■ YOUR OBJECTIVE ■
Pictures do not belong in the copy. Return all of the entries exactly.

========

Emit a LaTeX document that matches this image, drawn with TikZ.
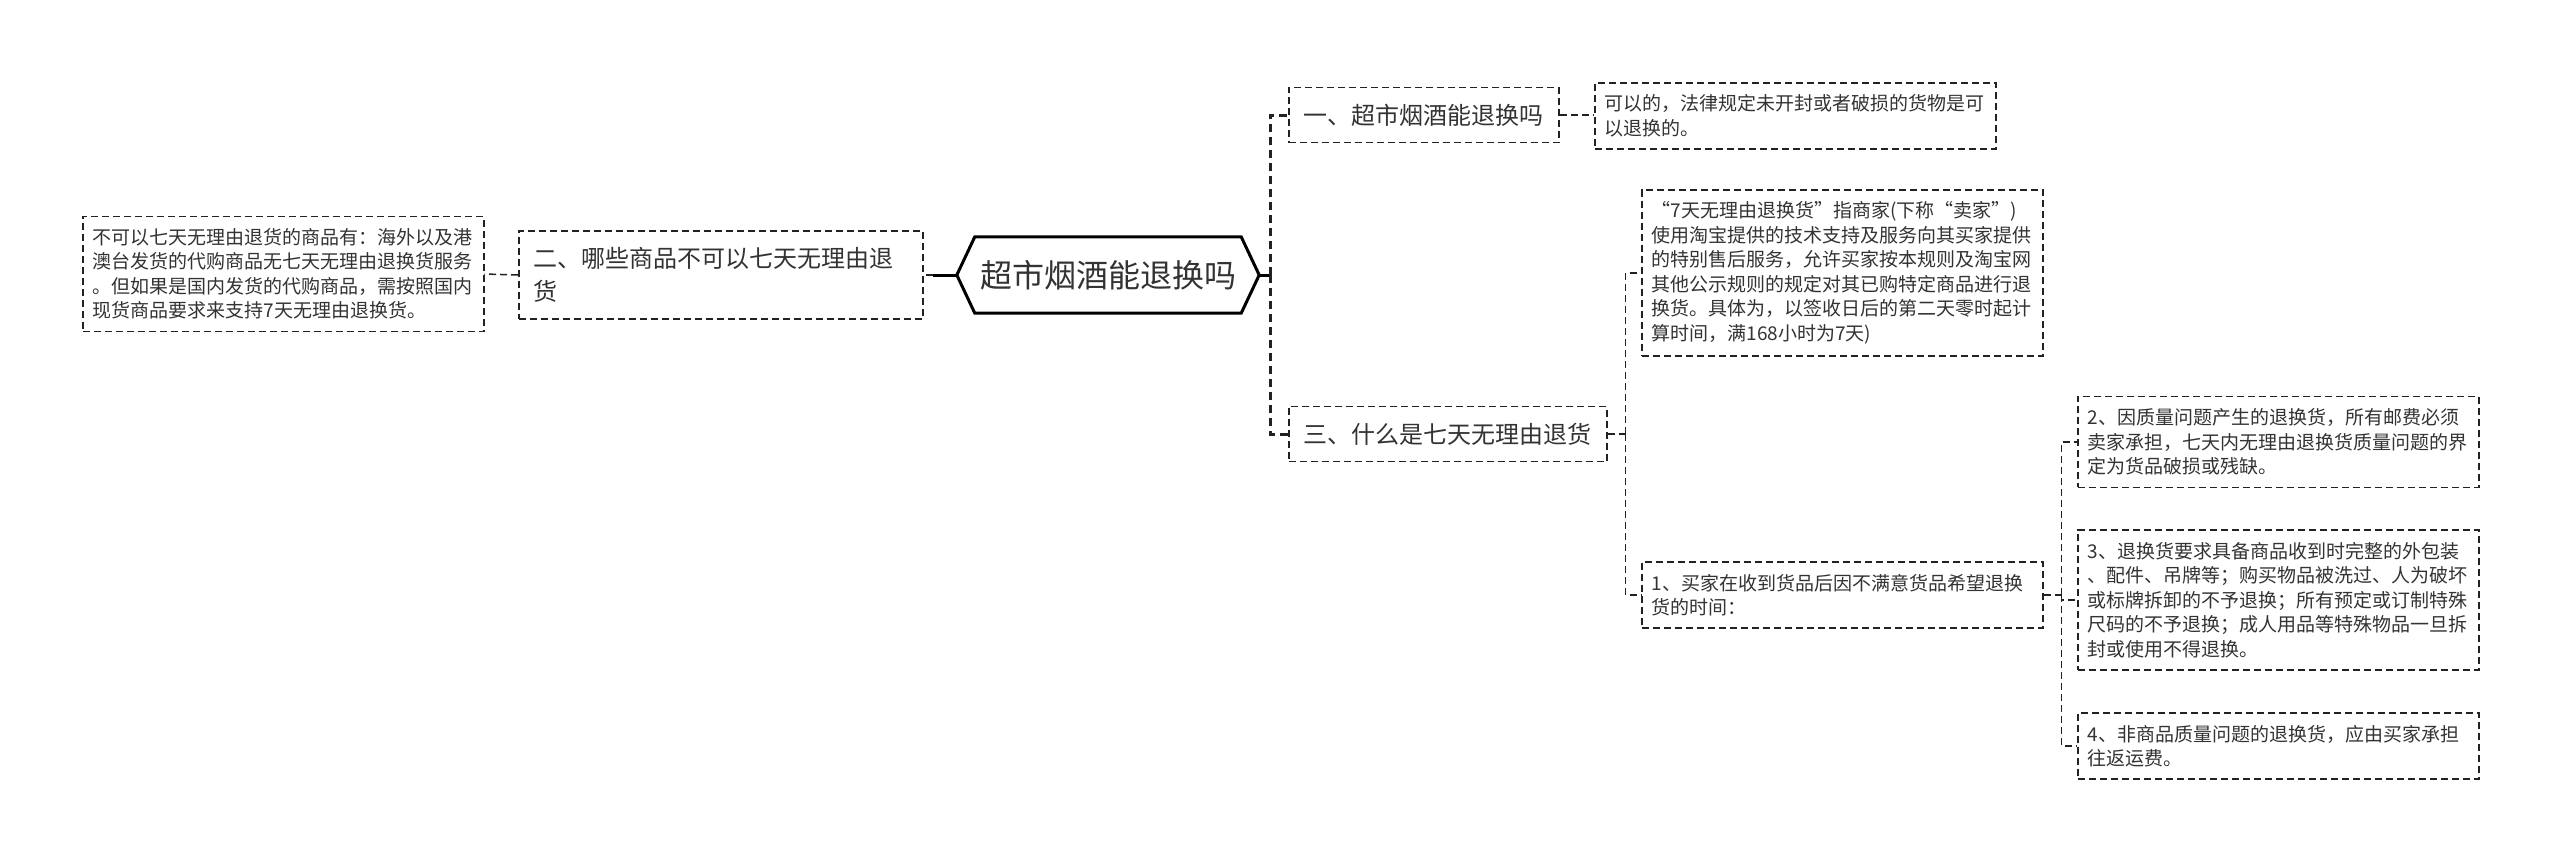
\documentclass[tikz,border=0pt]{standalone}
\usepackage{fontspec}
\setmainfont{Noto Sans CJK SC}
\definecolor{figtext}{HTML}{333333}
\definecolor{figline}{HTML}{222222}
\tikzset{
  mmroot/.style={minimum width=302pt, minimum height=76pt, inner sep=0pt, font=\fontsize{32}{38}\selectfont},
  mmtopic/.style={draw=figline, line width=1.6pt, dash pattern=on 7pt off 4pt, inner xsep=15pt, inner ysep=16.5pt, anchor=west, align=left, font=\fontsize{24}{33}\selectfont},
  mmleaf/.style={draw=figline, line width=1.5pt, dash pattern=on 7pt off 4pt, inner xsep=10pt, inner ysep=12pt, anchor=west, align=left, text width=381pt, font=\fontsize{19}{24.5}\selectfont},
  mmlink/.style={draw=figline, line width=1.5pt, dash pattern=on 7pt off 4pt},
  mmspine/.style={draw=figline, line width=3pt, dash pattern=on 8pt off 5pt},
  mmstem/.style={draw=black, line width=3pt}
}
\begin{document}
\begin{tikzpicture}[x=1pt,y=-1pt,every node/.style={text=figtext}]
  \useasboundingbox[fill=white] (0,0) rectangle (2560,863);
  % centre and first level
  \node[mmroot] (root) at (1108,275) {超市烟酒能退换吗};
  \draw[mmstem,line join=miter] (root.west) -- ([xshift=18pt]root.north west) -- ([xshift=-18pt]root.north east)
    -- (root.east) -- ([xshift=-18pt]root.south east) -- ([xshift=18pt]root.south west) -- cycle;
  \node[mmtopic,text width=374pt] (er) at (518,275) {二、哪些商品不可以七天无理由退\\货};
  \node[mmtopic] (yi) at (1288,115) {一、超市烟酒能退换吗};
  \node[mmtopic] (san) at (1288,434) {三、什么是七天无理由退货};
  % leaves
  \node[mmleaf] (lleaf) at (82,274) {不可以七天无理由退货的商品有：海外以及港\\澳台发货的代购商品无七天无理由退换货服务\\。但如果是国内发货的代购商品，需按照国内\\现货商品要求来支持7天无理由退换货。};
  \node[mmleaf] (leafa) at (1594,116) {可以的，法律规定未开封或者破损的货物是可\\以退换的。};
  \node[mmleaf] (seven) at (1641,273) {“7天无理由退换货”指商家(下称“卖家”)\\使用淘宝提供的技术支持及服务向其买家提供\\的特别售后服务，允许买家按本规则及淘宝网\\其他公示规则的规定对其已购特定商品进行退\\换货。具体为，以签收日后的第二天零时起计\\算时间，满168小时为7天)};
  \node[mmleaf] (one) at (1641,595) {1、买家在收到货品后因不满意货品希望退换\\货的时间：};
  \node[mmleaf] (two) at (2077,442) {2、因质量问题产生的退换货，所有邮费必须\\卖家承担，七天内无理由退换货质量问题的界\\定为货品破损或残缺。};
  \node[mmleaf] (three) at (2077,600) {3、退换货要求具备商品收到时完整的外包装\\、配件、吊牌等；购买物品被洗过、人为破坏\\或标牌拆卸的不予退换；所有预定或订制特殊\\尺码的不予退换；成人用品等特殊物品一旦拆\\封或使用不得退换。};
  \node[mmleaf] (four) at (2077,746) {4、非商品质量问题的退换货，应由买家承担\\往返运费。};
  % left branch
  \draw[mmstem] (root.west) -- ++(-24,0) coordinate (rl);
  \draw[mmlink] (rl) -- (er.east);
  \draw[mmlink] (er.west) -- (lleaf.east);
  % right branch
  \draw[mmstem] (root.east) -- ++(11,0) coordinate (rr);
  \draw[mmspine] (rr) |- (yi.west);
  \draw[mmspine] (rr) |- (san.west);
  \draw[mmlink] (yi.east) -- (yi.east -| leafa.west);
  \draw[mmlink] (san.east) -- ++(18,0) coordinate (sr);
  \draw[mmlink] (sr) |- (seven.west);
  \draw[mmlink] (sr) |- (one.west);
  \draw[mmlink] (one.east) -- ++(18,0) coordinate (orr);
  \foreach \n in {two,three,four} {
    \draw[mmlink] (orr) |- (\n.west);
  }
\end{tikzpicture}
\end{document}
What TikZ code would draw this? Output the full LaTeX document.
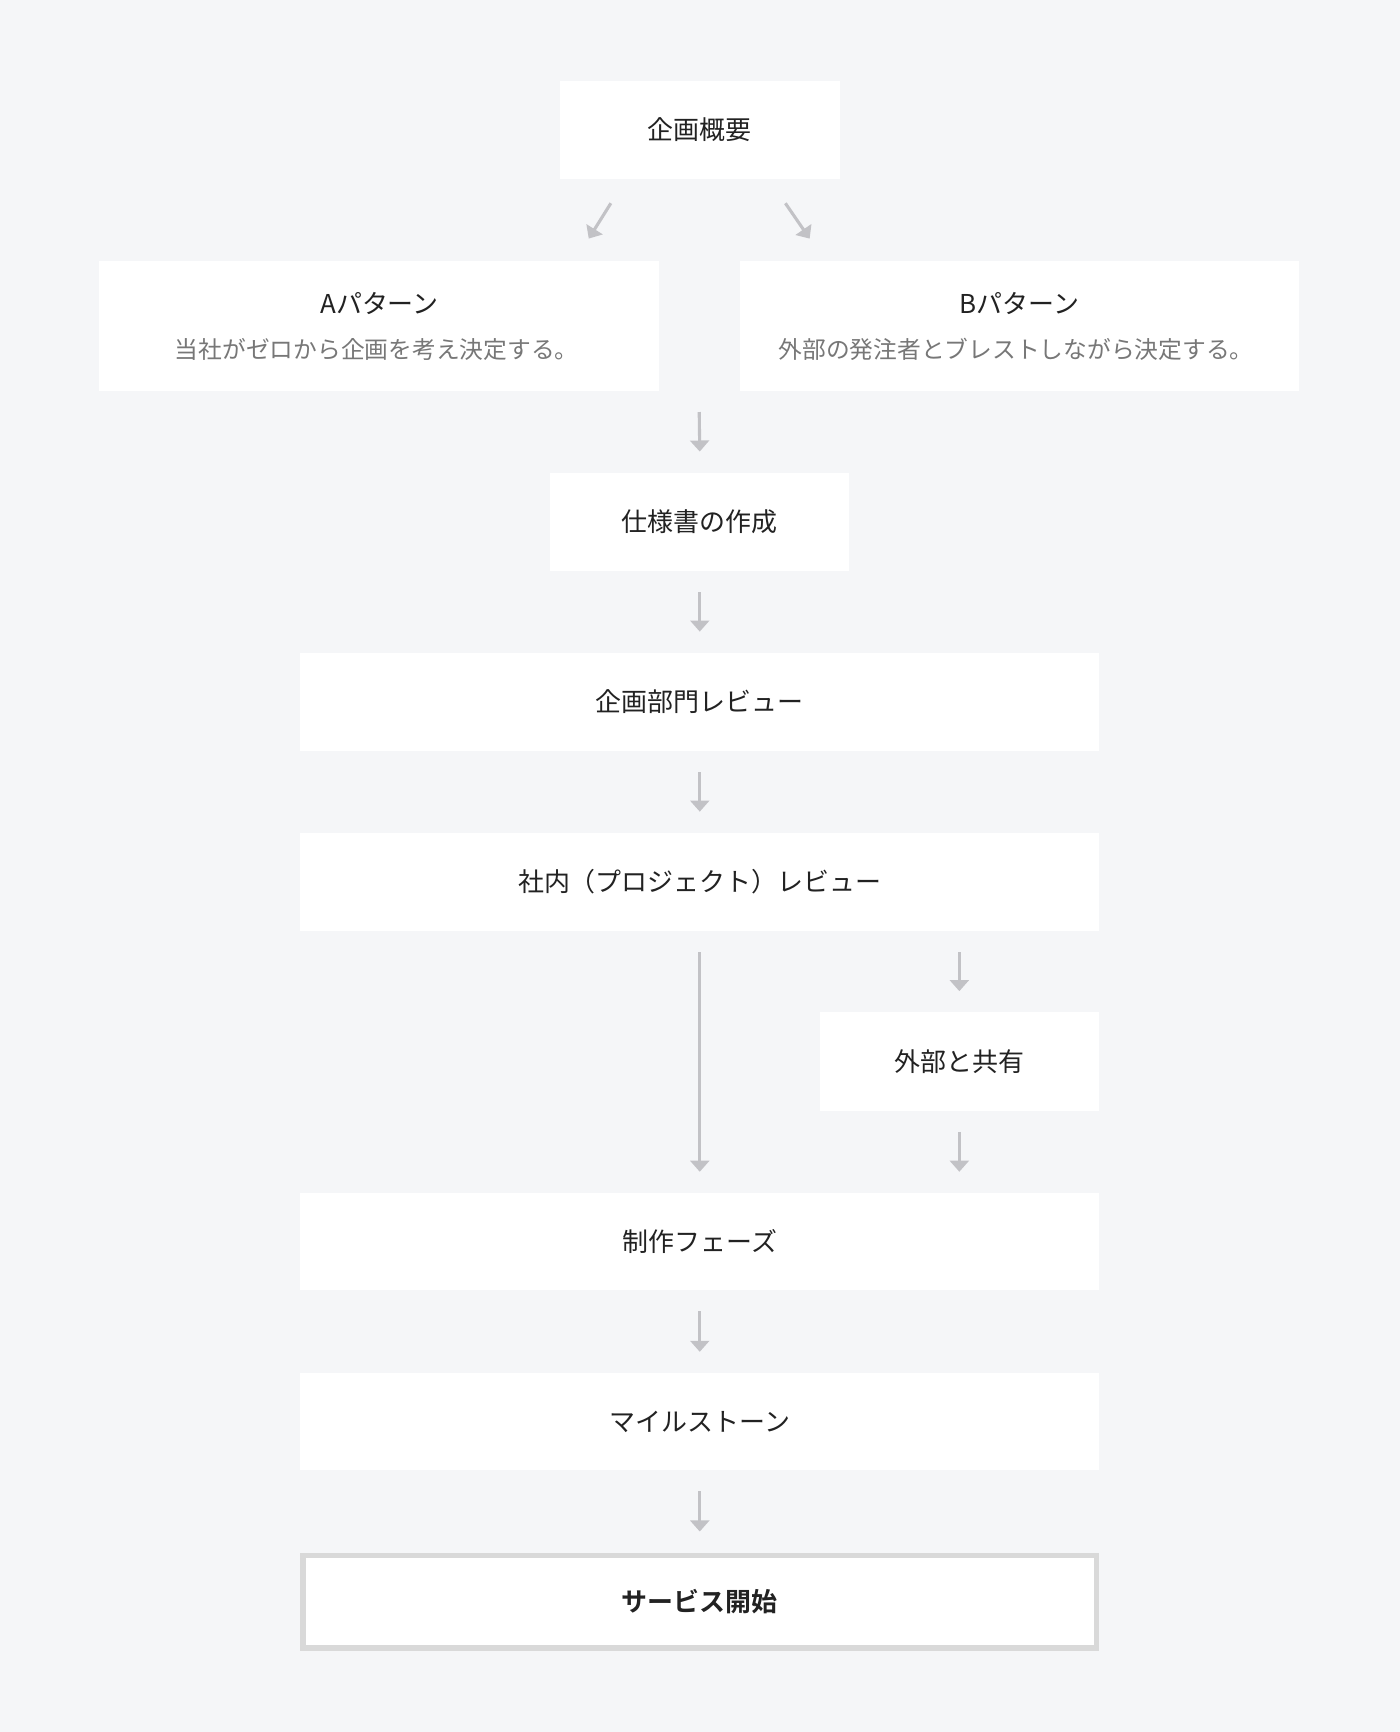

========

■ OUTPUT FOR THIS TASK ■
Emit a LaTeX document that matches this image, drawn with TikZ.
\documentclass[tikz,border=0pt]{standalone}
\usepackage{fontspec}
\setmainfont{Noto Sans CJK SC}
\definecolor{figtext}{HTML}{333333}
\definecolor{figline}{HTML}{222222}
\tikzset{
  mmroot/.style={minimum width=302pt, minimum height=76pt, inner sep=0pt, font=\fontsize{32}{38}\selectfont},
  mmtopic/.style={draw=figline, line width=1.6pt, dash pattern=on 7pt off 4pt, inner xsep=15pt, inner ysep=16.5pt, anchor=west, align=left, font=\fontsize{24}{33}\selectfont},
  mmleaf/.style={draw=figline, line width=1.5pt, dash pattern=on 7pt off 4pt, inner xsep=10pt, inner ysep=12pt, anchor=west, align=left, text width=381pt, font=\fontsize{19}{24.5}\selectfont},
  mmlink/.style={draw=figline, line width=1.5pt, dash pattern=on 7pt off 4pt},
  mmspine/.style={draw=figline, line width=3pt, dash pattern=on 8pt off 5pt},
  mmstem/.style={draw=black, line width=3pt}
}
\begin{document}
\begin{tikzpicture}[x=1pt,y=-1pt,every node/.style={text=figtext}]
  \useasboundingbox[fill=white] (0,0) rectangle (2560,863);
  % centre and first level
  \node[mmroot] (root) at (1108,275) {超市烟酒能退换吗};
  \draw[mmstem,line join=miter] (root.west) -- ([xshift=18pt]root.north west) -- ([xshift=-18pt]root.north east)
    -- (root.east) -- ([xshift=-18pt]root.south east) -- ([xshift=18pt]root.south west) -- cycle;
  \node[mmtopic,text width=374pt] (er) at (518,275) {二、哪些商品不可以七天无理由退\\货};
  \node[mmtopic] (yi) at (1288,115) {一、超市烟酒能退换吗};
  \node[mmtopic] (san) at (1288,434) {三、什么是七天无理由退货};
  % leaves
  \node[mmleaf] (lleaf) at (82,274) {不可以七天无理由退货的商品有：海外以及港\\澳台发货的代购商品无七天无理由退换货服务\\。但如果是国内发货的代购商品，需按照国内\\现货商品要求来支持7天无理由退换货。};
  \node[mmleaf] (leafa) at (1594,116) {可以的，法律规定未开封或者破损的货物是可\\以退换的。};
  \node[mmleaf] (seven) at (1641,273) {“7天无理由退换货”指商家(下称“卖家”)\\使用淘宝提供的技术支持及服务向其买家提供\\的特别售后服务，允许买家按本规则及淘宝网\\其他公示规则的规定对其已购特定商品进行退\\换货。具体为，以签收日后的第二天零时起计\\算时间，满168小时为7天)};
  \node[mmleaf] (one) at (1641,595) {1、买家在收到货品后因不满意货品希望退换\\货的时间：};
  \node[mmleaf] (two) at (2077,442) {2、因质量问题产生的退换货，所有邮费必须\\卖家承担，七天内无理由退换货质量问题的界\\定为货品破损或残缺。};
  \node[mmleaf] (three) at (2077,600) {3、退换货要求具备商品收到时完整的外包装\\、配件、吊牌等；购买物品被洗过、人为破坏\\或标牌拆卸的不予退换；所有预定或订制特殊\\尺码的不予退换；成人用品等特殊物品一旦拆\\封或使用不得退换。};
  \node[mmleaf] (four) at (2077,746) {4、非商品质量问题的退换货，应由买家承担\\往返运费。};
  % left branch
  \draw[mmstem] (root.west) -- ++(-24,0) coordinate (rl);
  \draw[mmlink] (rl) -- (er.east);
  \draw[mmlink] (er.west) -- (lleaf.east);
  % right branch
  \draw[mmstem] (root.east) -- ++(11,0) coordinate (rr);
  \draw[mmspine] (rr) |- (yi.west);
  \draw[mmspine] (rr) |- (san.west);
  \draw[mmlink] (yi.east) -- (yi.east -| leafa.west);
  \draw[mmlink] (san.east) -- ++(18,0) coordinate (sr);
  \draw[mmlink] (sr) |- (seven.west);
  \draw[mmlink] (sr) |- (one.west);
  \draw[mmlink] (one.east) -- ++(18,0) coordinate (orr);
  \foreach \n in {two,three,four} {
    \draw[mmlink] (orr) |- (\n.west);
  }
\end{tikzpicture}
\end{document}
What TikZ code would draw this? Output the full LaTeX document.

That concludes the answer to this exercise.